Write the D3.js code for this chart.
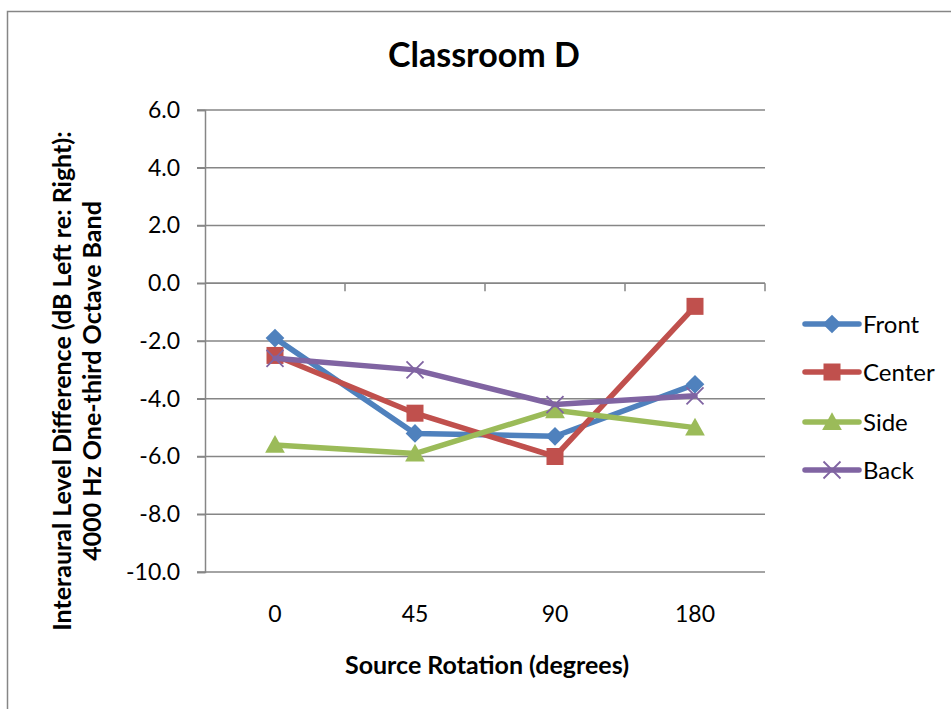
<!DOCTYPE html>
<html>
<head>
<meta charset="utf-8">
<script src="https://cdn.jsdelivr.net/npm/d3@7"></script>
<style>
  html, body { margin: 0; padding: 0; background: #fff; }
  svg { display: block; }
  text { font-family: Lato, "Open Sans", sans-serif; fill: #000; }
</style>
</head>
<body>
<svg id="chart" width="951" height="709"></svg>
<script>
// ---- data ----
const categories = ["0", "45", "90", "180"];
const seriesNames = ["Front", "Center", "Side", "Back"];
const frontValues  = [-1.9, -5.2, -5.3, -3.5];
const centerValues = [-2.5, -4.5, -6.0, -0.8];
const sideValues   = [-5.6, -5.9, -4.4, -5.0];
const backValues   = [-2.6, -3.0, -4.2, -3.9];
const yTickValues  = [-10, -8, -6, -4, -2, 0, 2, 4, 6];
const titleText = "Classroom D";
const xTitleText = "Source Rotation (degrees)";
const yTitleLines = ["Interaural Level Difference (dB Left re: Right):", "4000 Hz One-third Octave Band"];

const seriesColors = ["#4F81BD", "#C0504D", "#9BBB59", "#8064A2"];
const seriesMarkers = ["diamond", "square", "triangle", "cross"];
const series = seriesNames.map((name, i) => ({
  name,
  values: [frontValues, centerValues, sideValues, backValues][i],
  color: seriesColors[i],
  marker: seriesMarkers[i]
}));

// ---- layout ----
const svg = d3.select("#chart");
const plot = { left: 205, right: 765, top: 110, bottom: 572 };
const gridColor = "#868686";

const x = d3.scaleBand().domain(categories).range([plot.left, plot.right]).paddingInner(0).paddingOuter(0);
const y = d3.scaleLinear().domain([-10, 6]).range([plot.bottom, plot.top]);
const cx = c => x(c) + x.bandwidth() / 2;
const fmt = d => d3.format(".1f")(d).replace("\u2212", "-");

// outer border
svg.append("rect")
  .attr("x", 7.5).attr("y", 11.5)
  .attr("width", 1000).attr("height", 800)
  .attr("fill", "none").attr("stroke", gridColor).attr("stroke-width", 1.5);

// title
svg.append("text")
  .attr("x", 484).attr("y", 67)
  .attr("text-anchor", "middle")
  .attr("font-size", 34).attr("font-weight", "bold")
  .text(titleText);

// gridlines
svg.append("g").selectAll("line")
  .data(yTickValues)
  .join("line")
  .attr("x1", plot.left - 8).attr("x2", plot.right)
  .attr("y1", d => y(d)).attr("y2", d => y(d))
  .attr("stroke", gridColor).attr("stroke-width", 1.5);

// y axis
const yAxis = d3.axisLeft(y).tickValues(yTickValues).tickFormat(fmt).tickSize(8).tickPadding(17);
const gy = svg.append("g").attr("transform", `translate(${plot.left},0)`).call(yAxis);
gy.select(".domain").attr("stroke", gridColor).attr("stroke-width", 1.5);
gy.selectAll(".tick line").attr("stroke", gridColor).attr("stroke-width", 1.5);
gy.selectAll(".tick text").attr("font-size", 23).attr("font-family", "Lato").attr("fill", "#000");

// x axis line at zero with ticks at band boundaries
svg.append("line")
  .attr("x1", plot.left).attr("x2", plot.right)
  .attr("y1", y(0)).attr("y2", y(0))
  .attr("stroke", gridColor).attr("stroke-width", 1.5);
svg.append("g").selectAll("line")
  .data(categories)
  .join("line")
  .attr("x1", d => x(d) + x.bandwidth()).attr("x2", d => x(d) + x.bandwidth())
  .attr("y1", y(0)).attr("y2", y(0) + 8)
  .attr("stroke", gridColor).attr("stroke-width", 1.5);

// x category labels at bottom
svg.append("g").selectAll("text")
  .data(categories)
  .join("text")
  .attr("x", d => cx(d)).attr("y", 622)
  .attr("text-anchor", "middle")
  .attr("font-size", 23)
  .text(d => d);

// axis titles
svg.append("text")
  .attr("x", 487).attr("y", 674)
  .attr("text-anchor", "middle")
  .attr("font-size", 25).attr("font-weight", "bold")
  .text(xTitleText);

const yt = svg.append("text")
  .attr("transform", "translate(71,381) rotate(-90)")
  .attr("text-anchor", "middle")
  .attr("font-size", 25).attr("font-weight", "bold");
yt.selectAll("tspan").data(yTitleLines).join("tspan")
  .attr("x", 0).attr("dy", (d, i) => i === 0 ? 0 : 30)
  .text(d => d);

// markers
function drawMarker(g, type, color, size) {
  if (type === "diamond") {
    const s = size * 0.55;
    g.append("path").attr("d", `M0,${-s}L${s},0L0,${s}L${-s},0Z`).attr("fill", color);
  } else if (type === "square") {
    const s = size * 0.5;
    g.append("rect").attr("x", -s).attr("y", -s).attr("width", 2 * s).attr("height", 2 * s).attr("fill", color);
  } else if (type === "triangle") {
    const s = size * 0.58;
    g.append("path").attr("d", `M0,${-s}L${s},${s * 0.8}L${-s},${s * 0.8}Z`).attr("fill", color);
  } else if (type === "cross") {
    const s = size * 0.5;
    g.append("path").attr("d", `M${-s},${-s}L${s},${s}M${-s},${s}L${s},${-s}`)
      .attr("stroke", color).attr("stroke-width", 1.8).attr("fill", "none");
  }
}

const line = d3.line().x((d, i) => cx(categories[i])).y(d => y(d));
series.forEach(s => {
  const g = svg.append("g");
  g.append("path").datum(s.values)
    .attr("d", line)
    .attr("fill", "none").attr("stroke", s.color)
    .attr("stroke-width", 5.5).attr("stroke-linejoin", "round").attr("stroke-linecap", "round");
  s.values.forEach((v, i) => {
    const mg = g.append("g").attr("transform", `translate(${cx(categories[i])},${y(v)})`);
    drawMarker(mg, s.marker, s.color, 17);
  });
});

// legend
const legendRows = [324, 372, 422, 470];
series.forEach((s, i) => {
  const ly = legendRows[i];
  const g = svg.append("g");
  g.append("line").attr("x1", 805).attr("x2", 859).attr("y1", ly).attr("y2", ly)
    .attr("stroke", s.color).attr("stroke-width", 5.5).attr("stroke-linecap", "round");
  const mg = g.append("g").attr("transform", `translate(832,${ly})`);
  drawMarker(mg, s.marker, s.color, 17);
  g.append("text").attr("x", 863).attr("y", ly + 8.5).attr("font-size", 24).text(s.name);
});
</script>
</body>
</html>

# # # #

*WHAT IS ASKED*
Copy out all of the data word for word. Do not carry over any picture.

*FINAL RESULT*
Write the D3.js code for this chart.
<!DOCTYPE html>
<html>
<head>
<meta charset="utf-8">
<script src="https://cdn.jsdelivr.net/npm/d3@7"></script>
<style>
  html, body { margin: 0; padding: 0; background: #fff; }
  svg { display: block; }
  text { font-family: Lato, "Open Sans", sans-serif; fill: #000; }
</style>
</head>
<body>
<svg id="chart" width="951" height="709"></svg>
<script>
// ---- data ----
const categories = ["0", "45", "90", "180"];
const seriesNames = ["Front", "Center", "Side", "Back"];
const frontValues  = [-1.9, -5.2, -5.3, -3.5];
const centerValues = [-2.5, -4.5, -6.0, -0.8];
const sideValues   = [-5.6, -5.9, -4.4, -5.0];
const backValues   = [-2.6, -3.0, -4.2, -3.9];
const yTickValues  = [-10, -8, -6, -4, -2, 0, 2, 4, 6];
const titleText = "Classroom D";
const xTitleText = "Source Rotation (degrees)";
const yTitleLines = ["Interaural Level Difference (dB Left re: Right):", "4000 Hz One-third Octave Band"];

const seriesColors = ["#4F81BD", "#C0504D", "#9BBB59", "#8064A2"];
const seriesMarkers = ["diamond", "square", "triangle", "cross"];
const series = seriesNames.map((name, i) => ({
  name,
  values: [frontValues, centerValues, sideValues, backValues][i],
  color: seriesColors[i],
  marker: seriesMarkers[i]
}));

// ---- layout ----
const svg = d3.select("#chart");
const plot = { left: 205, right: 765, top: 110, bottom: 572 };
const gridColor = "#868686";

const x = d3.scaleBand().domain(categories).range([plot.left, plot.right]).paddingInner(0).paddingOuter(0);
const y = d3.scaleLinear().domain([-10, 6]).range([plot.bottom, plot.top]);
const cx = c => x(c) + x.bandwidth() / 2;
const fmt = d => d3.format(".1f")(d).replace("\u2212", "-");

// outer border
svg.append("rect")
  .attr("x", 7.5).attr("y", 11.5)
  .attr("width", 1000).attr("height", 800)
  .attr("fill", "none").attr("stroke", gridColor).attr("stroke-width", 1.5);

// title
svg.append("text")
  .attr("x", 484).attr("y", 67)
  .attr("text-anchor", "middle")
  .attr("font-size", 34).attr("font-weight", "bold")
  .text(titleText);

// gridlines
svg.append("g").selectAll("line")
  .data(yTickValues)
  .join("line")
  .attr("x1", plot.left - 8).attr("x2", plot.right)
  .attr("y1", d => y(d)).attr("y2", d => y(d))
  .attr("stroke", gridColor).attr("stroke-width", 1.5);

// y axis
const yAxis = d3.axisLeft(y).tickValues(yTickValues).tickFormat(fmt).tickSize(8).tickPadding(17);
const gy = svg.append("g").attr("transform", `translate(${plot.left},0)`).call(yAxis);
gy.select(".domain").attr("stroke", gridColor).attr("stroke-width", 1.5);
gy.selectAll(".tick line").attr("stroke", gridColor).attr("stroke-width", 1.5);
gy.selectAll(".tick text").attr("font-size", 23).attr("font-family", "Lato").attr("fill", "#000");

// x axis line at zero with ticks at band boundaries
svg.append("line")
  .attr("x1", plot.left).attr("x2", plot.right)
  .attr("y1", y(0)).attr("y2", y(0))
  .attr("stroke", gridColor).attr("stroke-width", 1.5);
svg.append("g").selectAll("line")
  .data(categories)
  .join("line")
  .attr("x1", d => x(d) + x.bandwidth()).attr("x2", d => x(d) + x.bandwidth())
  .attr("y1", y(0)).attr("y2", y(0) + 8)
  .attr("stroke", gridColor).attr("stroke-width", 1.5);

// x category labels at bottom
svg.append("g").selectAll("text")
  .data(categories)
  .join("text")
  .attr("x", d => cx(d)).attr("y", 622)
  .attr("text-anchor", "middle")
  .attr("font-size", 23)
  .text(d => d);

// axis titles
svg.append("text")
  .attr("x", 487).attr("y", 674)
  .attr("text-anchor", "middle")
  .attr("font-size", 25).attr("font-weight", "bold")
  .text(xTitleText);

const yt = svg.append("text")
  .attr("transform", "translate(71,381) rotate(-90)")
  .attr("text-anchor", "middle")
  .attr("font-size", 25).attr("font-weight", "bold");
yt.selectAll("tspan").data(yTitleLines).join("tspan")
  .attr("x", 0).attr("dy", (d, i) => i === 0 ? 0 : 30)
  .text(d => d);

// markers
function drawMarker(g, type, color, size) {
  if (type === "diamond") {
    const s = size * 0.55;
    g.append("path").attr("d", `M0,${-s}L${s},0L0,${s}L${-s},0Z`).attr("fill", color);
  } else if (type === "square") {
    const s = size * 0.5;
    g.append("rect").attr("x", -s).attr("y", -s).attr("width", 2 * s).attr("height", 2 * s).attr("fill", color);
  } else if (type === "triangle") {
    const s = size * 0.58;
    g.append("path").attr("d", `M0,${-s}L${s},${s * 0.8}L${-s},${s * 0.8}Z`).attr("fill", color);
  } else if (type === "cross") {
    const s = size * 0.5;
    g.append("path").attr("d", `M${-s},${-s}L${s},${s}M${-s},${s}L${s},${-s}`)
      .attr("stroke", color).attr("stroke-width", 1.8).attr("fill", "none");
  }
}

const line = d3.line().x((d, i) => cx(categories[i])).y(d => y(d));
series.forEach(s => {
  const g = svg.append("g");
  g.append("path").datum(s.values)
    .attr("d", line)
    .attr("fill", "none").attr("stroke", s.color)
    .attr("stroke-width", 5.5).attr("stroke-linejoin", "round").attr("stroke-linecap", "round");
  s.values.forEach((v, i) => {
    const mg = g.append("g").attr("transform", `translate(${cx(categories[i])},${y(v)})`);
    drawMarker(mg, s.marker, s.color, 17);
  });
});

// legend
const legendRows = [324, 372, 422, 470];
series.forEach((s, i) => {
  const ly = legendRows[i];
  const g = svg.append("g");
  g.append("line").attr("x1", 805).attr("x2", 859).attr("y1", ly).attr("y2", ly)
    .attr("stroke", s.color).attr("stroke-width", 5.5).attr("stroke-linecap", "round");
  const mg = g.append("g").attr("transform", `translate(832,${ly})`);
  drawMarker(mg, s.marker, s.color, 17);
  g.append("text").attr("x", 863).attr("y", ly + 8.5).attr("font-size", 24).text(s.name);
});
</script>
</body>
</html>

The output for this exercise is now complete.